Stated task:
Would you print the records below from the first line through the line containing "ax2 = fig.add_axes([0.320, 0.062, 0.531, 0.343])", skipping the pictures?

Records shown:
----

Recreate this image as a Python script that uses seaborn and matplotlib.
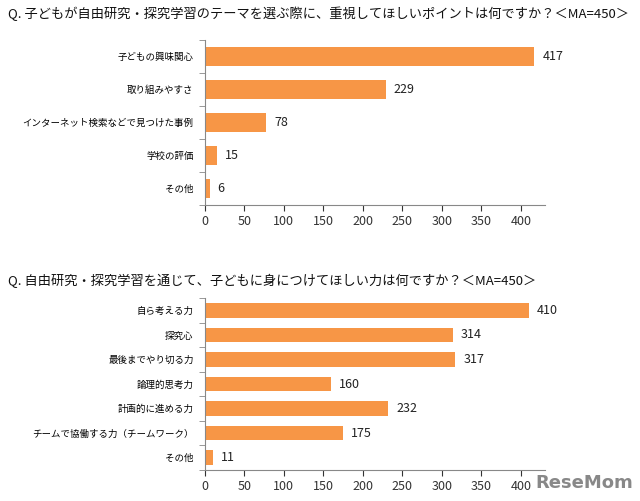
import matplotlib
matplotlib.use("Agg")
import matplotlib.pyplot as plt
import seaborn as sns
import pandas as pd
import numpy as np

plt.rcParams["font.family"] = ["Noto Sans CJK JP", "DejaVu Sans"]

title1 = "Q. 子どもが自由研究・探究学習のテーマを選ぶ際に、重視してほしいポイントは何ですか？＜MA=450＞"
cats1 = ["子どもの興味関心", "取り組みやすさ", "インターネット検索などで見つけた事例", "学校の評価", "その他"]
vals1 = [417, 229, 78, 15, 6]

title2 = "Q. 自由研究・探究学習を通じて、子どもに身につけてほしい力は何ですか？＜MA=450＞"
cats2 = ["自ら考える力", "探究心", "最後までやり切る力", "論理的思考力", "計画的に進める力", "チームで協働する力（チームワーク）", "その他"]
vals2 = [410, 314, 317, 160, 232, 175, 11]

ticks = [0, 50, 100, 150, 200, 250, 300, 350, 400]
color = "#F79646"

fig = plt.figure(figsize=(6.4, 5.01), dpi=100)
ax1 = fig.add_axes([0.320, 0.591, 0.531, 0.329])
ax2 = fig.add_axes([0.320, 0.062, 0.531, 0.343])

for ax, cats, vals, title, ty in [(ax1, cats1, vals1, title1, 0.972), (ax2, cats2, vals2, title2, 0.44)]:
    df = pd.DataFrame({"cat": cats, "val": vals})
    sns.barplot(data=df, x="val", y="cat", color=color, saturation=1, width=0.6, ax=ax, orient="h")
    ax.set_xlim(0, 430)
    ax.set_ylim(len(cats) - 0.5, -0.5)
    ax.set_xticks(ticks)
    ax.tick_params(axis="x", labelsize=9, colors="#333333", length=4, direction="out")
    ax.tick_params(axis="y", labelsize=6.8, length=0, pad=8)
    ax.set_yticks(np.arange(-0.5, len(cats), 1), minor=True)
    ax.tick_params(axis="y", which="minor", length=4, direction="out", color="#888888")
    ax.set_xlabel("")
    ax.set_ylabel("")
    for s in ["top", "right"]:
        ax.spines[s].set_visible(False)
    for s in ["left", "bottom"]:
        ax.spines[s].set_color("#888888")
    for i, v in enumerate(vals):
        ax.text(v + 10, i, str(v), va="center", ha="left", fontsize=9, color="#222222")
    fig.text(0.012, ty, title, fontsize=9.5, ha="left", va="center", color="#111111")

fig.text(0.99, 0.035, "ReseMom", fontsize=13, fontweight="bold", color="#888888", ha="right", va="center", family="DejaVu Sans")

fig.savefig("out.png", dpi=100, facecolor="white")
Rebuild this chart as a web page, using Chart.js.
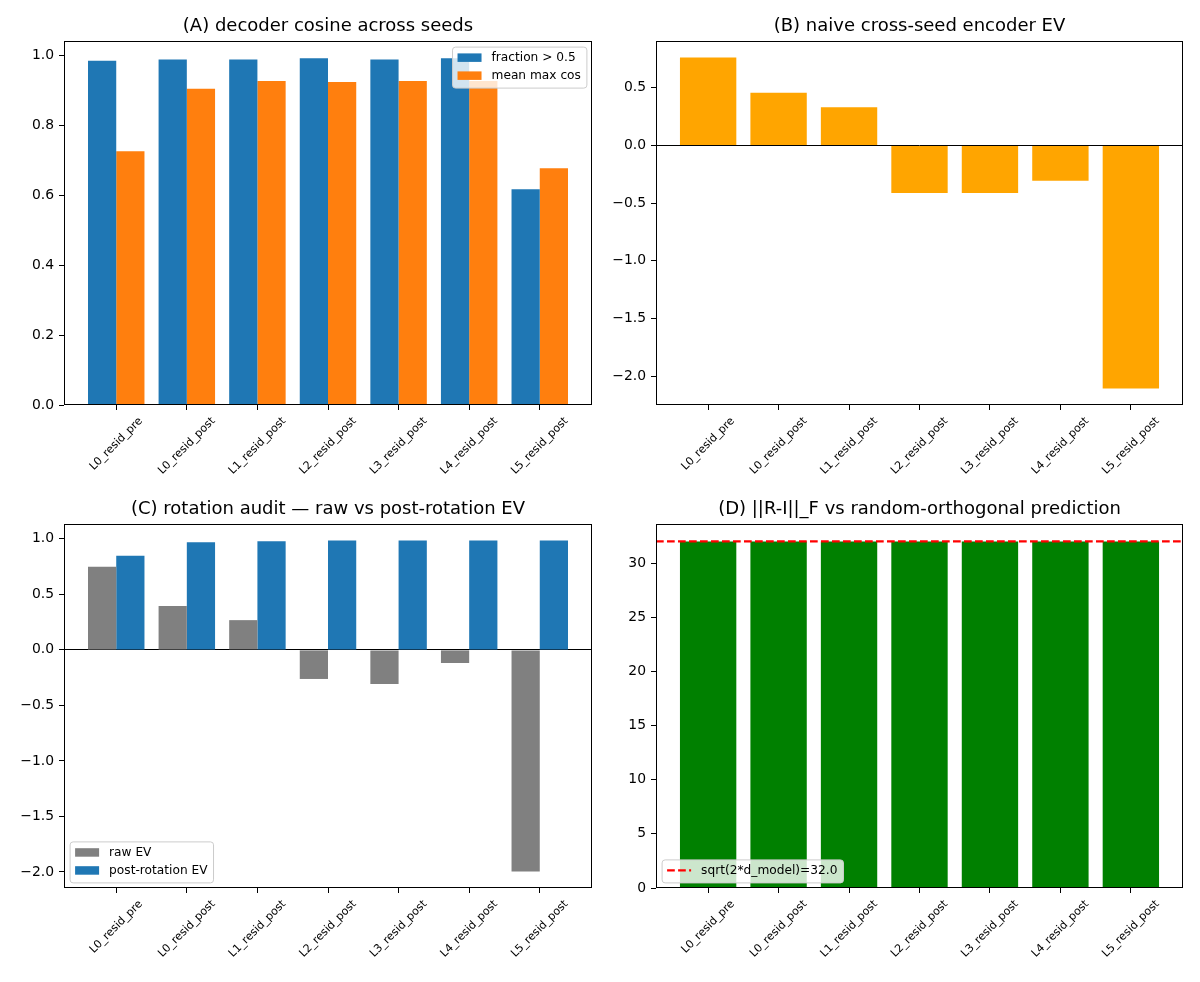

----

Answer to the task:
Recreate this image as a Python script that uses seaborn and matplotlib.
import matplotlib
matplotlib.use("Agg")
import matplotlib.pyplot as plt
import seaborn as sns
import pandas as pd
import numpy as np

plt.rcParams["font.family"] = ["Noto Sans CJK JP", "DejaVu Sans"]

title1 = "Q. 子どもが自由研究・探究学習のテーマを選ぶ際に、重視してほしいポイントは何ですか？＜MA=450＞"
cats1 = ["子どもの興味関心", "取り組みやすさ", "インターネット検索などで見つけた事例", "学校の評価", "その他"]
vals1 = [417, 229, 78, 15, 6]

title2 = "Q. 自由研究・探究学習を通じて、子どもに身につけてほしい力は何ですか？＜MA=450＞"
cats2 = ["自ら考える力", "探究心", "最後までやり切る力", "論理的思考力", "計画的に進める力", "チームで協働する力（チームワーク）", "その他"]
vals2 = [410, 314, 317, 160, 232, 175, 11]

ticks = [0, 50, 100, 150, 200, 250, 300, 350, 400]
color = "#F79646"

fig = plt.figure(figsize=(6.4, 5.01), dpi=100)
ax1 = fig.add_axes([0.320, 0.591, 0.531, 0.329])
ax2 = fig.add_axes([0.320, 0.062, 0.531, 0.343])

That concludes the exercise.